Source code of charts
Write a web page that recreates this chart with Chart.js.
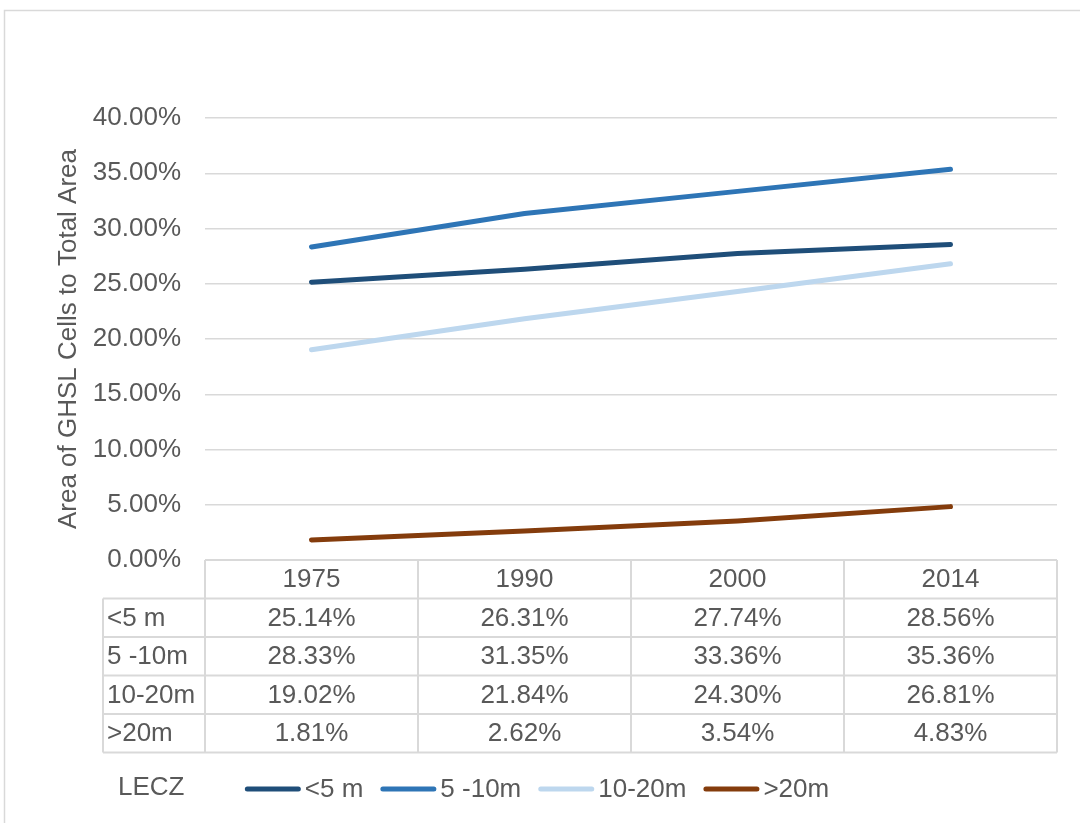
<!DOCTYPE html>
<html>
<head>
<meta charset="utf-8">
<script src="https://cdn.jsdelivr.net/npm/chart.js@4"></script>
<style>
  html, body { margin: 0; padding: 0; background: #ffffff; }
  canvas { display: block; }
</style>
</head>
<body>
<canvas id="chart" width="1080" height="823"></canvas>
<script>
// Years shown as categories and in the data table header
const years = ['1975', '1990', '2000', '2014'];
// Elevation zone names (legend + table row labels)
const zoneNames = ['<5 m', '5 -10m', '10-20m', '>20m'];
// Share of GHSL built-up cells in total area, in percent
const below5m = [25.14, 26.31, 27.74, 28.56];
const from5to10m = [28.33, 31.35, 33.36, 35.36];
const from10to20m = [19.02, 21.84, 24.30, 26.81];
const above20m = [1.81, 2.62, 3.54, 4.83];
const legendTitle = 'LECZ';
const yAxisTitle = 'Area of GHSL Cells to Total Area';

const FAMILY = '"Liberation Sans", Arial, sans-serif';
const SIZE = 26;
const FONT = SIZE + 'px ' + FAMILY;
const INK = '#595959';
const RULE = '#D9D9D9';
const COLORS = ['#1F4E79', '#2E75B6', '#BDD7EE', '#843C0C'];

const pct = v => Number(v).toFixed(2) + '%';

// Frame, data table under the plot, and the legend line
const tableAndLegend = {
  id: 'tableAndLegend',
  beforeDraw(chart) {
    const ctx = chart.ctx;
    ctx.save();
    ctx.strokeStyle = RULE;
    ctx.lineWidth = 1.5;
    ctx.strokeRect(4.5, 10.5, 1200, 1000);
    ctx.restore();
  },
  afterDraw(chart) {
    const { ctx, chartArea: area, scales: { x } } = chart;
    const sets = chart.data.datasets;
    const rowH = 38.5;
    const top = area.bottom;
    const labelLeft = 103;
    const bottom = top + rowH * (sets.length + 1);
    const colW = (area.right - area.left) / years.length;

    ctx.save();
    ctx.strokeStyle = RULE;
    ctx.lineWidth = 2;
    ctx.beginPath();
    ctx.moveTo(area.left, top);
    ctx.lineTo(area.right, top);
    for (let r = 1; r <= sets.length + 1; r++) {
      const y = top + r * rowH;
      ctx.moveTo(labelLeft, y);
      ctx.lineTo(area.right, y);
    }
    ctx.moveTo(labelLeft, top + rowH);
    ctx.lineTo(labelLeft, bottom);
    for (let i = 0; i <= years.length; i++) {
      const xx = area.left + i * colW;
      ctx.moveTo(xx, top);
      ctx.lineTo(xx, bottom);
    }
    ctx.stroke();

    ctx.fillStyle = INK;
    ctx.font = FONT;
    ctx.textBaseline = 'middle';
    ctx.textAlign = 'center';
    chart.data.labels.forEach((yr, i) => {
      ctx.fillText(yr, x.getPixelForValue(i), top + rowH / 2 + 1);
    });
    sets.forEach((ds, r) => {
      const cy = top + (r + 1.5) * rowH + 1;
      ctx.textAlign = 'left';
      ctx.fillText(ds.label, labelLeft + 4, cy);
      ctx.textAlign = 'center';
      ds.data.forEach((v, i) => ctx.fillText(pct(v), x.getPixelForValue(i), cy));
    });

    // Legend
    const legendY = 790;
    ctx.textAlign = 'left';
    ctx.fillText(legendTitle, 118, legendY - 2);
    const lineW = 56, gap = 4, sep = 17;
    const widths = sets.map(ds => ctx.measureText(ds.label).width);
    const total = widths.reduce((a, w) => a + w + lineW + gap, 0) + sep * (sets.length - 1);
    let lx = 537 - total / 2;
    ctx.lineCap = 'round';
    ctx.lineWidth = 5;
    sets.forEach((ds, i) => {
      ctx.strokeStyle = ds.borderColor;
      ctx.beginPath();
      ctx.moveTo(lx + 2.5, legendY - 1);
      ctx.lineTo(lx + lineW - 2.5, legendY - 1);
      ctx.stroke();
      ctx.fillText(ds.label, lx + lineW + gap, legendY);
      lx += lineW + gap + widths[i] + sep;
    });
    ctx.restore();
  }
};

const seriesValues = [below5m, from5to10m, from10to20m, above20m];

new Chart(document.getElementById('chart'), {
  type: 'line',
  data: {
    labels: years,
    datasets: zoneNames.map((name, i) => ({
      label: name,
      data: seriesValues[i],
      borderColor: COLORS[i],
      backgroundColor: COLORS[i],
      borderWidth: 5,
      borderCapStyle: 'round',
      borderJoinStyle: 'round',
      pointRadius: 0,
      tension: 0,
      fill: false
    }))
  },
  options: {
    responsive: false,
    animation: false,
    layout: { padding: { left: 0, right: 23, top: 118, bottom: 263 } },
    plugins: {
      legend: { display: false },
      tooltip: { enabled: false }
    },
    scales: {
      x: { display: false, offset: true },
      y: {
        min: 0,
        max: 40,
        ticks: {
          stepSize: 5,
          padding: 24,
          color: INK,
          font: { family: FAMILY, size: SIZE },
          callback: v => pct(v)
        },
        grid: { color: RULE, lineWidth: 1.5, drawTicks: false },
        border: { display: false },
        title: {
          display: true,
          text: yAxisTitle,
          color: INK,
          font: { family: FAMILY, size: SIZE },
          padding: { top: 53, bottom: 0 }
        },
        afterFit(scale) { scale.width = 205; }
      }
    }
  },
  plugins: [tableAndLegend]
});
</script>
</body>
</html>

==

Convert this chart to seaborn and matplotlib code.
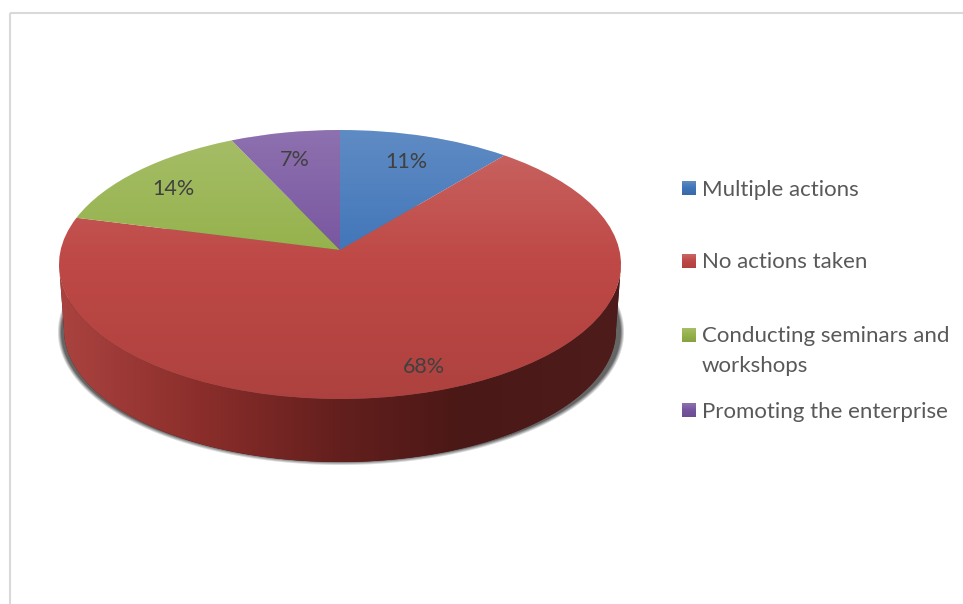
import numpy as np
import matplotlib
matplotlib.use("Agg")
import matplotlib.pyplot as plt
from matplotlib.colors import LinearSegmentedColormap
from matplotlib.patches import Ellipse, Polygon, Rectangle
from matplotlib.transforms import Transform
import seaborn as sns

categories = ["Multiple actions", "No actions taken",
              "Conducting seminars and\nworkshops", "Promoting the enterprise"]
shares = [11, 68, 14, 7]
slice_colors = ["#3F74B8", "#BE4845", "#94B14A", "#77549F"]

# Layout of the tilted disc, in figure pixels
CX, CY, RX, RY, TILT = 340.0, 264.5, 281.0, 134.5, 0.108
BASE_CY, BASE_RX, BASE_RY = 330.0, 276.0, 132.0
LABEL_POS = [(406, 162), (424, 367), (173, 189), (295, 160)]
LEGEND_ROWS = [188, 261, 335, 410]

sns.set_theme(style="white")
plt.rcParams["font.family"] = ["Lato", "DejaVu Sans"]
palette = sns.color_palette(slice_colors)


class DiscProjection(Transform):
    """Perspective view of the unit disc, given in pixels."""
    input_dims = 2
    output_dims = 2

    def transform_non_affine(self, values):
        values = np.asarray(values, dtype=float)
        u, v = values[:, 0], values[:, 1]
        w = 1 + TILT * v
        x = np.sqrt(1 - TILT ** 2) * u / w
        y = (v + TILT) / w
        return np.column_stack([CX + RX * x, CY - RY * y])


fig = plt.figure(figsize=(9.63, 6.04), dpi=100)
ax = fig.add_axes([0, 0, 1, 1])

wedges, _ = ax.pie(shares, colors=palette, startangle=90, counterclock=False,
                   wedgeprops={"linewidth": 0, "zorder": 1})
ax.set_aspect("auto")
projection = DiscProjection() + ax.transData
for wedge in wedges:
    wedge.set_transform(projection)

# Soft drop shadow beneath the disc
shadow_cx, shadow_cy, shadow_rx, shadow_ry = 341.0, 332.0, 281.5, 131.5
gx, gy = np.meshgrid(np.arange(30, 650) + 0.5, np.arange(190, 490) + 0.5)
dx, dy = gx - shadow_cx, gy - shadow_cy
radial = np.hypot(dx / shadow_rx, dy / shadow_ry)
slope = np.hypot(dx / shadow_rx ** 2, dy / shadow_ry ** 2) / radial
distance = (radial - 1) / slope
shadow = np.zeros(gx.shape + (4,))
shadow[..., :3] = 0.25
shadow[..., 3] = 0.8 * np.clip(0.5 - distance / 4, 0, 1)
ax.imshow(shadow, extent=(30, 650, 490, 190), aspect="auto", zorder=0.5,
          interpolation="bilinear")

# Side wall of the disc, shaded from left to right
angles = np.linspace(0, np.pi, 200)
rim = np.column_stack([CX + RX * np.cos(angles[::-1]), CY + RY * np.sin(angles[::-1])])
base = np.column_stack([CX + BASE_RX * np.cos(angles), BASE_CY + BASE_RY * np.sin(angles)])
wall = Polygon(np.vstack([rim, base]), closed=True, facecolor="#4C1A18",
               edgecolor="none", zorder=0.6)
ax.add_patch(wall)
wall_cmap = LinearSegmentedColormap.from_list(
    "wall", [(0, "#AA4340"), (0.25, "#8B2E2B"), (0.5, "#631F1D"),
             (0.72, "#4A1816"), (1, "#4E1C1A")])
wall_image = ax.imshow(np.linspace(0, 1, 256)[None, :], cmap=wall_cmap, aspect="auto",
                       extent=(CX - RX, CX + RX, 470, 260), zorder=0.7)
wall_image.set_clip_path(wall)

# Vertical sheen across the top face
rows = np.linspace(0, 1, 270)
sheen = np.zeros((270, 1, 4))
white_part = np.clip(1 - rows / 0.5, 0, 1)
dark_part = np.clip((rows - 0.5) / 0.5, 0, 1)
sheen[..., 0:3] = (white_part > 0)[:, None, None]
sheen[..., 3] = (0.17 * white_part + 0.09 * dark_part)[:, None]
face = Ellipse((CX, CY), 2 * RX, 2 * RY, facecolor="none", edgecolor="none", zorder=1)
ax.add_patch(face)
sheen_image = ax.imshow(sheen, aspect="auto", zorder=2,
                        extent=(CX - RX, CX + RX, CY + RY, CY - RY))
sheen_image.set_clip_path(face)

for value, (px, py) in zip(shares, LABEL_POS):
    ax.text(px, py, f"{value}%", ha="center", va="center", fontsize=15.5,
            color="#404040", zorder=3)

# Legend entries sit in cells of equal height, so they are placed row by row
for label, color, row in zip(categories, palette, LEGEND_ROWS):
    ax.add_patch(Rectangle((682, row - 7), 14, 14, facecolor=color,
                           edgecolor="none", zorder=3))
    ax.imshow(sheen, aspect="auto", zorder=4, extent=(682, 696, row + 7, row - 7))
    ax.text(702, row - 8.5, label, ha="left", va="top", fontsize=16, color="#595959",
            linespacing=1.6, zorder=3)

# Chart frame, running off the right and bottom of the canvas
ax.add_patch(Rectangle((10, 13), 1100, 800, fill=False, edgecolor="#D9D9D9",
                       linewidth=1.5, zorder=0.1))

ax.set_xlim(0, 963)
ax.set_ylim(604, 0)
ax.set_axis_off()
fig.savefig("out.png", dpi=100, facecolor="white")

▸ **GIVEN EXERCISE**
Could you quote, word for word, only the lines from the one containing "Write a web" through the one containing "const colW = (area.right", both included, and leave out any pictures?

▸ **FULL SOLUTION**
Write a web page that recreates this chart with Chart.js.
<!DOCTYPE html>
<html>
<head>
<meta charset="utf-8">
<script src="https://cdn.jsdelivr.net/npm/chart.js@4"></script>
<style>
  html, body { margin: 0; padding: 0; background: #ffffff; }
  canvas { display: block; }
</style>
</head>
<body>
<canvas id="chart" width="1080" height="823"></canvas>
<script>
// Years shown as categories and in the data table header
const years = ['1975', '1990', '2000', '2014'];
// Elevation zone names (legend + table row labels)
const zoneNames = ['<5 m', '5 -10m', '10-20m', '>20m'];
// Share of GHSL built-up cells in total area, in percent
const below5m = [25.14, 26.31, 27.74, 28.56];
const from5to10m = [28.33, 31.35, 33.36, 35.36];
const from10to20m = [19.02, 21.84, 24.30, 26.81];
const above20m = [1.81, 2.62, 3.54, 4.83];
const legendTitle = 'LECZ';
const yAxisTitle = 'Area of GHSL Cells to Total Area';

const FAMILY = '"Liberation Sans", Arial, sans-serif';
const SIZE = 26;
const FONT = SIZE + 'px ' + FAMILY;
const INK = '#595959';
const RULE = '#D9D9D9';
const COLORS = ['#1F4E79', '#2E75B6', '#BDD7EE', '#843C0C'];

const pct = v => Number(v).toFixed(2) + '%';

// Frame, data table under the plot, and the legend line
const tableAndLegend = {
  id: 'tableAndLegend',
  beforeDraw(chart) {
    const ctx = chart.ctx;
    ctx.save();
    ctx.strokeStyle = RULE;
    ctx.lineWidth = 1.5;
    ctx.strokeRect(4.5, 10.5, 1200, 1000);
    ctx.restore();
  },
  afterDraw(chart) {
    const { ctx, chartArea: area, scales: { x } } = chart;
    const sets = chart.data.datasets;
    const rowH = 38.5;
    const top = area.bottom;
    const labelLeft = 103;
    const bottom = top + rowH * (sets.length + 1);
    const colW = (area.right - area.left) / years.length;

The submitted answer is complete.